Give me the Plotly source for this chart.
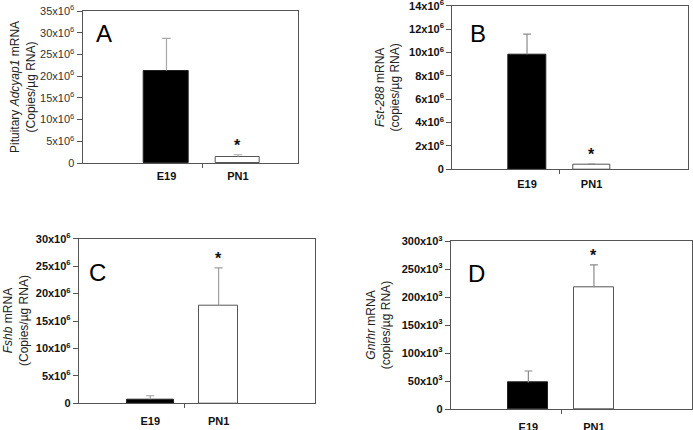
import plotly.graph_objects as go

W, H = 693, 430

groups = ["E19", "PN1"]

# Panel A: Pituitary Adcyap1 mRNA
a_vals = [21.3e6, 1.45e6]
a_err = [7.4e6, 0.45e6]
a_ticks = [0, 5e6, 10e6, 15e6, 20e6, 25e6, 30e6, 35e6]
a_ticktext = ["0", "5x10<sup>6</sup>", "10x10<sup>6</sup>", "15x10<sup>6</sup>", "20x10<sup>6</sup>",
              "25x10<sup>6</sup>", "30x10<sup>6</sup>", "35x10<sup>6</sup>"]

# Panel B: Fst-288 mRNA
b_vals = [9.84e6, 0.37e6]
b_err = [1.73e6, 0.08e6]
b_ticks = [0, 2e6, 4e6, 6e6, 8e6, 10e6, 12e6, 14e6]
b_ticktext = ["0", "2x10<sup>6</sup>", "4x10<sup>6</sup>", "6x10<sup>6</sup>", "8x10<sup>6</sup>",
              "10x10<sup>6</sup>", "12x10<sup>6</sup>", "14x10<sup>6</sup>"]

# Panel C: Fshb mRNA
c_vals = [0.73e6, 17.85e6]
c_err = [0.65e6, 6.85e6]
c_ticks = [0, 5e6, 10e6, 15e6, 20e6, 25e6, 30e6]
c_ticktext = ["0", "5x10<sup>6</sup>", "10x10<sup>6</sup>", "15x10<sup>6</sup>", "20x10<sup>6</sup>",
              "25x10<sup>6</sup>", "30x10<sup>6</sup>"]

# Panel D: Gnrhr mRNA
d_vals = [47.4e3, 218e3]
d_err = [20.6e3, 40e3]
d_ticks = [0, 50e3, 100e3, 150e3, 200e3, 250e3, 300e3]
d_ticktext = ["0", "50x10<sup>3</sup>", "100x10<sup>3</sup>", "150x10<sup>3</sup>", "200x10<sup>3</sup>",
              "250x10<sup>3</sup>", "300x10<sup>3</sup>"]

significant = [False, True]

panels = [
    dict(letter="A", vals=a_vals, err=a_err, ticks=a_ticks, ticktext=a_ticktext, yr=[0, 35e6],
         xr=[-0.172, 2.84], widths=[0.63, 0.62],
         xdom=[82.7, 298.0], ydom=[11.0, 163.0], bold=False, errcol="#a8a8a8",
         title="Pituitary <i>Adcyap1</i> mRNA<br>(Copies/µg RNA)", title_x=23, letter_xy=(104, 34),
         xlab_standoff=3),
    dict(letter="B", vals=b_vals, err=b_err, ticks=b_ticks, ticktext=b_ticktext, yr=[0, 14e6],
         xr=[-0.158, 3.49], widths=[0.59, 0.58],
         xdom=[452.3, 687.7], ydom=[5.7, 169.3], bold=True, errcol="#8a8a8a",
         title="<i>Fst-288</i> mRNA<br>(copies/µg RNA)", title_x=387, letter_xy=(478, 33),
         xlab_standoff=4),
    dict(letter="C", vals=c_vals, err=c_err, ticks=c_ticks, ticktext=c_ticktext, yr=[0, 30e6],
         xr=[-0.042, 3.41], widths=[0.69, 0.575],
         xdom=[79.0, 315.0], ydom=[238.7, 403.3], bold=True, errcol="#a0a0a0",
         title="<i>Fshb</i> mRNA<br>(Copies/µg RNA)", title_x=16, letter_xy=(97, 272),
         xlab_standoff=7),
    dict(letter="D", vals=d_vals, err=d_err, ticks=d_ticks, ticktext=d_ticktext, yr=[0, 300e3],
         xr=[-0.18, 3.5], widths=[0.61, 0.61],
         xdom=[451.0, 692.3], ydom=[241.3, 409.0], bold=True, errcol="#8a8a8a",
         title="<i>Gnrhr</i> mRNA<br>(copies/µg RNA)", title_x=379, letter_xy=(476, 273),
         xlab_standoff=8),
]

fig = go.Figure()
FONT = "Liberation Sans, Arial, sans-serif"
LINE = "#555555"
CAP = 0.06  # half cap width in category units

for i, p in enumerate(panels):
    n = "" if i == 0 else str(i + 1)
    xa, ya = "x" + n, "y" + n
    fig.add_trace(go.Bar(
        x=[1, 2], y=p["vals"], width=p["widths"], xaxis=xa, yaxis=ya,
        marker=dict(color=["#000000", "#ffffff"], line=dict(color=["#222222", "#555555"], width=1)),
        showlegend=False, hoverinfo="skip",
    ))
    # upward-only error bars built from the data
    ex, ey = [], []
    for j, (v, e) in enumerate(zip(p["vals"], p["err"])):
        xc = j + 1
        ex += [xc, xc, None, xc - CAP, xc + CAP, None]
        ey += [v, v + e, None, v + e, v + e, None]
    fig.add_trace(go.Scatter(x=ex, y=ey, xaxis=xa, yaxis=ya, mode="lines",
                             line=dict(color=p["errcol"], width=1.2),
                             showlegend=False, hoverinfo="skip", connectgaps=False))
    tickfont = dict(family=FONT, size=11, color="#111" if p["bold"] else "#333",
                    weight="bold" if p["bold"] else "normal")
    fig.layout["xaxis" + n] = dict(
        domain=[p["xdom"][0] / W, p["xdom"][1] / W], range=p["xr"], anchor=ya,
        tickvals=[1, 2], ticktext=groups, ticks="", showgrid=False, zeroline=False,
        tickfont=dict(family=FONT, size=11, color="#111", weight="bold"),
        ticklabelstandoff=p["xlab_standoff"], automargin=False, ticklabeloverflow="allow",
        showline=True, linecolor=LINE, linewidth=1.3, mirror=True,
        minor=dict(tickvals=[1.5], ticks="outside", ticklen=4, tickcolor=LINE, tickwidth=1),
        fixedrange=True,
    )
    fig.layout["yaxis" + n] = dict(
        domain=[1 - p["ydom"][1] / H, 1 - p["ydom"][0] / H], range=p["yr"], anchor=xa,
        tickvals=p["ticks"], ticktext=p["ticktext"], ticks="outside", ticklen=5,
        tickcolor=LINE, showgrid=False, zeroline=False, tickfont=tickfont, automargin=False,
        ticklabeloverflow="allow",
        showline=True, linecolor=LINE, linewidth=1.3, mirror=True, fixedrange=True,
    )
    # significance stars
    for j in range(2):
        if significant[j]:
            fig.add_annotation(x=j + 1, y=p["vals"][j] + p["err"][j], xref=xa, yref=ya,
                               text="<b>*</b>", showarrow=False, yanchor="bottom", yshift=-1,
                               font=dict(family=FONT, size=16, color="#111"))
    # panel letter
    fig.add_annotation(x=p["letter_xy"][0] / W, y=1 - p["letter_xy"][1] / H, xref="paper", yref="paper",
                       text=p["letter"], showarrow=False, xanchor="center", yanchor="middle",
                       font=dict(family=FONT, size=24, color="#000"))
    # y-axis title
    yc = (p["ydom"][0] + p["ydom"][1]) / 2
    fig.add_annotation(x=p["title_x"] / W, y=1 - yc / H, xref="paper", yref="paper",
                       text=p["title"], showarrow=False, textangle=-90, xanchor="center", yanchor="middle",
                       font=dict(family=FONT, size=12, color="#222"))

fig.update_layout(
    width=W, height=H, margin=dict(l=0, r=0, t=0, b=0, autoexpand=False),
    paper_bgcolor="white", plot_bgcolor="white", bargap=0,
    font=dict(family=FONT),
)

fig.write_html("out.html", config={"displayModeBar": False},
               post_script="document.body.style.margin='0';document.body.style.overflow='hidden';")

* * *

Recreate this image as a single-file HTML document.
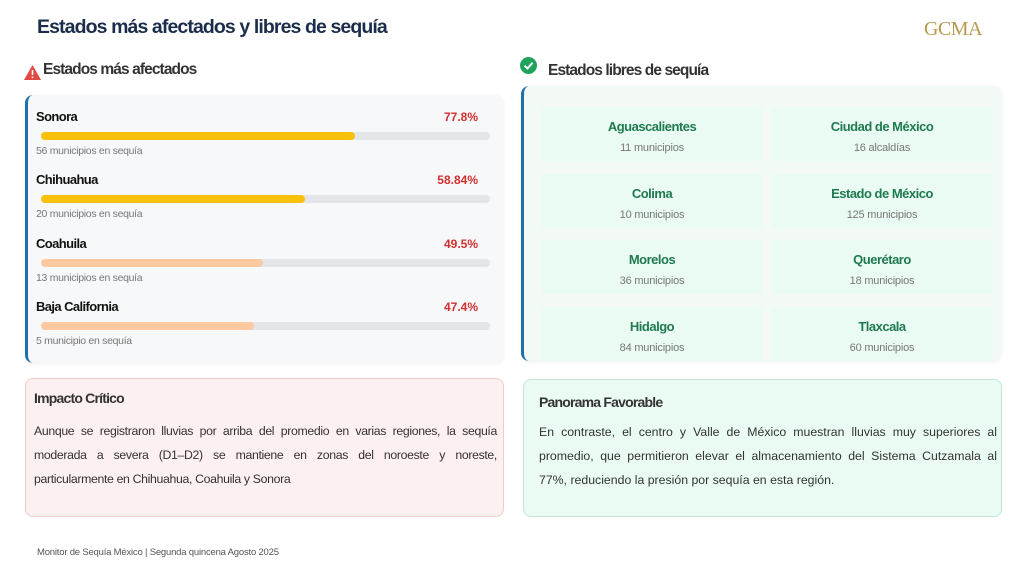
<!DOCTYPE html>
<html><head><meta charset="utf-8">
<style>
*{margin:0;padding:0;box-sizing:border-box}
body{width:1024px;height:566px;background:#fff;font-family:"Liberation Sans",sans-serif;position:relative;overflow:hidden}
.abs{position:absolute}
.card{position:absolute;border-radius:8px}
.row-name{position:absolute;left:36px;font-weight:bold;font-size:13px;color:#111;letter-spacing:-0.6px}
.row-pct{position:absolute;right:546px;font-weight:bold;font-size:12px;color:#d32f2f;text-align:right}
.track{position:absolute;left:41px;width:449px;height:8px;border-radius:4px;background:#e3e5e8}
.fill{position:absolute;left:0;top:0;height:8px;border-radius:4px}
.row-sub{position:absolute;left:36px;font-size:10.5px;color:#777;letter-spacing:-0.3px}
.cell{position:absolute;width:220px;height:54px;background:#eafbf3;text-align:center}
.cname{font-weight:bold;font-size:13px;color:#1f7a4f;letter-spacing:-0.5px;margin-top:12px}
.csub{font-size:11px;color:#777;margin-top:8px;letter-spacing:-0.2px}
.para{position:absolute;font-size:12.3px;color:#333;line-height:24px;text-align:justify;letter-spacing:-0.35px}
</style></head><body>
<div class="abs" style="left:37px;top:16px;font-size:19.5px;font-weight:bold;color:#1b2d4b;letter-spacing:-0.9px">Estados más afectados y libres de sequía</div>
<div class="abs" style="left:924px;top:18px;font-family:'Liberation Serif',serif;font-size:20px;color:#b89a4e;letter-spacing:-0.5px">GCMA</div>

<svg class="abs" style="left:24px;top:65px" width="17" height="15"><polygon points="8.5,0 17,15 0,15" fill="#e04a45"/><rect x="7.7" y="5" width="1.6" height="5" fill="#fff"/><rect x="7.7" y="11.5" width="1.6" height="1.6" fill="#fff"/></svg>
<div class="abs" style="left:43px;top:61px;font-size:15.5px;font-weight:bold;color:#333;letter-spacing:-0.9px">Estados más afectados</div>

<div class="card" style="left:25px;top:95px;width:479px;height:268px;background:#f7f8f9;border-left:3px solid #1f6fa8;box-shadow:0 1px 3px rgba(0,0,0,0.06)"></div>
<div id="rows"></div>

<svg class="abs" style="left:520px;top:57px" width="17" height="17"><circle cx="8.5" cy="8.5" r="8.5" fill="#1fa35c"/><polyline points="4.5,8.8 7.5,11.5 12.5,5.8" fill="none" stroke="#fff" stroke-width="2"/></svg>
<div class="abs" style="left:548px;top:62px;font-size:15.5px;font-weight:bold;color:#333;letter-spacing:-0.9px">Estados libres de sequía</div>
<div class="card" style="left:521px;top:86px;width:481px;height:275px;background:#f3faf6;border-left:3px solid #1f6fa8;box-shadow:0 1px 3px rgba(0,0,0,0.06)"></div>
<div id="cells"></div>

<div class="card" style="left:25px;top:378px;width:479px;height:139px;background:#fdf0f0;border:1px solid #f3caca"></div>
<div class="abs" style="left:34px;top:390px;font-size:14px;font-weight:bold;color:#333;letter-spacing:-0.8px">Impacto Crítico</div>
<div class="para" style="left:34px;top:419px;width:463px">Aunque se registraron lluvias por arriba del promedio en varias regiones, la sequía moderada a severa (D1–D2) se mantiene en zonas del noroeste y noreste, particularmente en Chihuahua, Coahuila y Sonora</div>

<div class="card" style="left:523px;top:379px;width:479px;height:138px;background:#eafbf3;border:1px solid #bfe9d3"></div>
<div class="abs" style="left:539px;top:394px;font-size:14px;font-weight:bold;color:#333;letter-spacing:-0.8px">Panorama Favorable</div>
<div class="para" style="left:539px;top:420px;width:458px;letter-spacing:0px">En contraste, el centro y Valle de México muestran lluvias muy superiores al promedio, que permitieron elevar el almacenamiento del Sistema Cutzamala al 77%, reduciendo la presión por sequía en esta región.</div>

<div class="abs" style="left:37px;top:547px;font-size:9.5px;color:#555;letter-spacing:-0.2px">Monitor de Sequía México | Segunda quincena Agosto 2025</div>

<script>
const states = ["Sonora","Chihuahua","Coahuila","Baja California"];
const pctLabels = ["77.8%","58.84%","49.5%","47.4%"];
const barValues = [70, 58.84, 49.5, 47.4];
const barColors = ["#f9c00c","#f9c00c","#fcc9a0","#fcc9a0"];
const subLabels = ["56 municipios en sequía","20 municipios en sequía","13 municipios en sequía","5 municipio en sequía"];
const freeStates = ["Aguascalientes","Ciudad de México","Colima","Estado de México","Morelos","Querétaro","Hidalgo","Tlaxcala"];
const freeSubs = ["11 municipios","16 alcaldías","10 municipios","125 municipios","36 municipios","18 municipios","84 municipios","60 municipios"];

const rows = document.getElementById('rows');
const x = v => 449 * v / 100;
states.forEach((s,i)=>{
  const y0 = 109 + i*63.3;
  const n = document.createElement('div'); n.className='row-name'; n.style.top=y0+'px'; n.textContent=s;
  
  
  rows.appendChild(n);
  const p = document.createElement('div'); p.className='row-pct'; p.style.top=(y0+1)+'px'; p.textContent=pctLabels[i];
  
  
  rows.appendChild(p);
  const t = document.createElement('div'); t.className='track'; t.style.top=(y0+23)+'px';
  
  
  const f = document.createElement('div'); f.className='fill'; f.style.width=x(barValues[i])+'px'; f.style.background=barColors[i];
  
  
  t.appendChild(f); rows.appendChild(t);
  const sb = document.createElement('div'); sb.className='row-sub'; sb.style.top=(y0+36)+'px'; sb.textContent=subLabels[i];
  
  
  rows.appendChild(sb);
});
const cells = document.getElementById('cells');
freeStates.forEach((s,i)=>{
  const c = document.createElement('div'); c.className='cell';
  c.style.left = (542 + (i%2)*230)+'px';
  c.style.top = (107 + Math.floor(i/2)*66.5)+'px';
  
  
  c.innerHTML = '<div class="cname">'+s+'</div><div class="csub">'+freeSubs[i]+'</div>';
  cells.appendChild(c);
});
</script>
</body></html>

• _EXERCISE_
Above are some records; quote exactly and only the lines that begin at the line containing "Give me the Plotly source for this chart." and stop after the line containing "significant = [False, True]", leaving out the pictures.

• _TASK RESULT_
Give me the Plotly source for this chart.
import plotly.graph_objects as go

W, H = 693, 430

groups = ["E19", "PN1"]

# Panel A: Pituitary Adcyap1 mRNA
a_vals = [21.3e6, 1.45e6]
a_err = [7.4e6, 0.45e6]
a_ticks = [0, 5e6, 10e6, 15e6, 20e6, 25e6, 30e6, 35e6]
a_ticktext = ["0", "5x10<sup>6</sup>", "10x10<sup>6</sup>", "15x10<sup>6</sup>", "20x10<sup>6</sup>",
              "25x10<sup>6</sup>", "30x10<sup>6</sup>", "35x10<sup>6</sup>"]

# Panel B: Fst-288 mRNA
b_vals = [9.84e6, 0.37e6]
b_err = [1.73e6, 0.08e6]
b_ticks = [0, 2e6, 4e6, 6e6, 8e6, 10e6, 12e6, 14e6]
b_ticktext = ["0", "2x10<sup>6</sup>", "4x10<sup>6</sup>", "6x10<sup>6</sup>", "8x10<sup>6</sup>",
              "10x10<sup>6</sup>", "12x10<sup>6</sup>", "14x10<sup>6</sup>"]

# Panel C: Fshb mRNA
c_vals = [0.73e6, 17.85e6]
c_err = [0.65e6, 6.85e6]
c_ticks = [0, 5e6, 10e6, 15e6, 20e6, 25e6, 30e6]
c_ticktext = ["0", "5x10<sup>6</sup>", "10x10<sup>6</sup>", "15x10<sup>6</sup>", "20x10<sup>6</sup>",
              "25x10<sup>6</sup>", "30x10<sup>6</sup>"]

# Panel D: Gnrhr mRNA
d_vals = [47.4e3, 218e3]
d_err = [20.6e3, 40e3]
d_ticks = [0, 50e3, 100e3, 150e3, 200e3, 250e3, 300e3]
d_ticktext = ["0", "50x10<sup>3</sup>", "100x10<sup>3</sup>", "150x10<sup>3</sup>", "200x10<sup>3</sup>",
              "250x10<sup>3</sup>", "300x10<sup>3</sup>"]

significant = [False, True]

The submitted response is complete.